Conflicts are apparent also in the original OSI model, ISO 7498,
when not considering the annexes to this model, e.g., the ISO 7498/4
Management Framework, or the ISO 8648 Internal Organization of the
Network layer (IONL). When the IONL and Management Framework documents
are considered, the ICMP and IGMP are defined as layer management
protocols for the network layer. In like manner, the IONL provides a
structure for "subnetwork dependent convergence facilities" such as ARP and RARP.

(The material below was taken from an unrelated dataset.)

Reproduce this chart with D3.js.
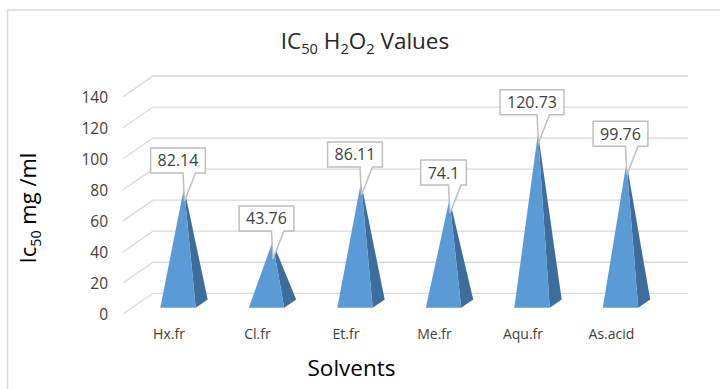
<!DOCTYPE html>
<html>
<head>
<meta charset="utf-8">
<script src="https://cdn.jsdelivr.net/npm/d3@7"></script>
<style>
  html, body { margin: 0; padding: 0; background: #fff; }
  svg { display: block; font-family: "Open Sans", "Liberation Sans", sans-serif; }
</style>
</head>
<body>
<svg id="chart" width="720" height="389"></svg>
<script>
// IC50 values (mg/ml) per solvent fraction
const categories = ["Hx.fr", "Cl.fr", "Et.fr", "Me.fr", "Aqu.fr", "As.acid"];
const values = [82.14, 43.76, 86.11, 74.1, 120.73, 99.76];
const valueTicks = [0, 20, 40, 60, 80, 100, 120, 140];

const svg = d3.select("#chart");

// 3D frame: the floor recedes by this offset from front to back wall
const depth = { dx: 30, dy: -20.7 };
const wallLeft = 123, wallRight = 688;

// front-wall value scale (gridlines & tick labels)
const y = d3.scaleLinear().domain([0, 140]).range([314, 96.7]);
// category bands along the front edge of the floor
const x = d3.scaleBand().domain(categories).range([124.75, 655.75]);
// apex height of each pyramid (measured at mid-depth, foreshortened)
const yApex = d3.scaleLinear().domain([0, 140]).range([303.65, 106]);
// anchor of each callout's pointer
const yTip = d3.scaleLinear().domain([0, 140]).range([325, 113.6]);

const at = (px, py, d) => [px + depth.dx * d, py + depth.dy * d];

// outer chart border
svg.append("rect")
  .attr("x", 7.5).attr("y", 10).attr("width", 730).attr("height", 400)
  .attr("fill", "none").attr("stroke", "#d9d9d9").attr("stroke-width", 1.5);

// gridlines: short slanted segment on the side wall, then across the back wall
const grid = svg.append("g").attr("fill", "none")
  .attr("stroke", "#d9d9d9").attr("stroke-width", 1.3);
valueTicks.forEach(t => {
  const [bx, by] = at(wallLeft, y(t), 1);
  grid.append("path")
    .attr("d", `M${wallLeft},${y(t)}L${bx},${by}H${wallRight}`);
});

// value tick labels
svg.append("g").selectAll("text").data(valueTicks).join("text")
  .attr("x", 108).attr("y", d => y(d))
  .attr("text-anchor", "end").attr("dominant-baseline", "central")
  .attr("font-size", 15.5).attr("fill", "#404040")
  .text(d => d);

// pyramids
const baseFront = 0.3, baseBack = 0.7;
const pyr = svg.append("g");
categories.forEach((c, i) => {
  const cx = x(c) + x.bandwidth() / 2;
  const half = x.step() * 0.2;
  const floorY = y(0);
  const fl = at(cx - half, floorY, baseFront);
  const fr = at(cx + half, floorY, baseFront);
  const br = at(cx + half, floorY, baseBack);
  const apex = [at(cx, floorY, 0.5)[0], yApex(values[i])];
  pyr.append("path")
    .attr("d", `M${fr}L${br}L${apex}Z`)
    .attr("fill", "#3d6e9b");
  pyr.append("path")
    .attr("d", `M${fl}L${fr}L${apex}Z`)
    .attr("fill", "#5b9bd5");
});

// value callouts
const labels = svg.append("g");
categories.forEach((c, i) => {
  const cx = x(c) + x.bandwidth() / 2 + depth.dx * baseFront;
  const tipX = cx + 6.5, tipY = yTip(values[i]);
  const bottom = tipY - 28, h = 25;
  const g = labels.append("g");
  const path = g.append("path");
  const txt = g.append("text")
    .attr("x", cx).attr("y", bottom - h / 2)
    .attr("text-anchor", "middle").attr("dominant-baseline", "central")
    .attr("font-size", 16).attr("fill", "#404040")
    .text(values[i]);
  const w = txt.node().getComputedTextLength() + 14;
  const l = cx - w / 2, r = cx + w / 2;
  path.attr("d", `M${l},${bottom - h}H${r}V${bottom}H${tipX + 11}L${tipX},${tipY}L${tipX - 1.5},${bottom}H${l}Z`)
    .attr("fill", "#fff").attr("stroke", "#bfbfbf").attr("stroke-width", 1.5);
});

// category labels
svg.append("g").selectAll("text").data(categories).join("text")
  .attr("x", d => x(d) + x.bandwidth() / 2).attr("y", 339)
  .attr("text-anchor", "middle")
  .attr("font-size", 14).attr("fill", "#404040")
  .text(d => d);

// title with subscripts
const title = svg.append("text")
  .attr("x", 365).attr("y", 49).attr("text-anchor", "middle")
  .attr("font-size", 22.5).attr("fill", "#262626");
title.append("tspan").text("IC");
title.append("tspan").attr("font-size", "65%").attr("dy", 5).text("50");
title.append("tspan").attr("dy", -5).text(" H");
title.append("tspan").attr("font-size", "65%").attr("dy", 5).text("2");
title.append("tspan").attr("dy", -5).text("O");
title.append("tspan").attr("font-size", "65%").attr("dy", 5).text("2");
title.append("tspan").attr("dy", -5).text(" Values");

// axis titles
svg.append("text")
  .attr("x", 351.5).attr("y", 376).attr("text-anchor", "middle")
  .attr("font-size", 22.5).attr("fill", "#000")
  .text("Solvents");

const yTitle = svg.append("text")
  .attr("transform", "translate(36,208) rotate(-90)")
  .attr("text-anchor", "middle")
  .attr("font-size", 22).attr("fill", "#000");
yTitle.append("tspan").text("Ic");
yTitle.append("tspan").attr("font-size", "65%").attr("dy", 5).text("50");
yTitle.append("tspan").attr("dy", -5).text(" mg /ml");
</script>
</body>
</html>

IETF protocols can be encapsulated recursively, as demonstrated by tunneling protocols such as Generic Routing Encapsulation (GRE). GRE uses the same mechanism that OSI uses for tunneling at the network layer.
Implementations
The Internet protocol suite does not presume any specific hardware or
software environment. It only requires that hardware and a software
layer exists that is capable of sending and receiving packets on a
computer network. As a result, the suite has been implemented on
essentially every computing platform. A minimal implementation of TCP/IP
includes the following: Internet Protocol (IP), Address Resolution Protocol (ARP), Internet Control Message Protocol (ICMP), Transmission Control Protocol (TCP), User Datagram Protocol (UDP), and Internet Group Management Protocol (IGMP). In addition to IP, ICMP, TCP, UDP, Internet Protocol version 6 requires Neighbor Discovery Protocol (NDP), ICMPv6, and IGMPv6 and is often accompanied by an integrated IPSec security layer.
Application programmers are typically concerned only with
interfaces in the application layer and often also in the transport
layer, while the layers below are services provided by the TCP/IP stack
in the operating system. Most IP implementations are accessible to
programmers through sockets and APIs.
Unique implementations include Lightweight TCP/IP, an open source stack designed for embedded systems, and KA9Q NOS, a stack and associated protocols for amateur packet radio systems and personal computers connected via serial lines.
Microcontroller firmware in the network adapter typically handles
link issues, supported by driver software in the operating system.
Non-programmable analog and digital electronics are normally in charge
of the physical components below the link layer, typically using an application-specific integrated circuit
(ASIC) chipset for each network interface or other physical standard.
High-performance routers are to a large extent based on fast
non-programmable digital electronics, carrying out link level switching.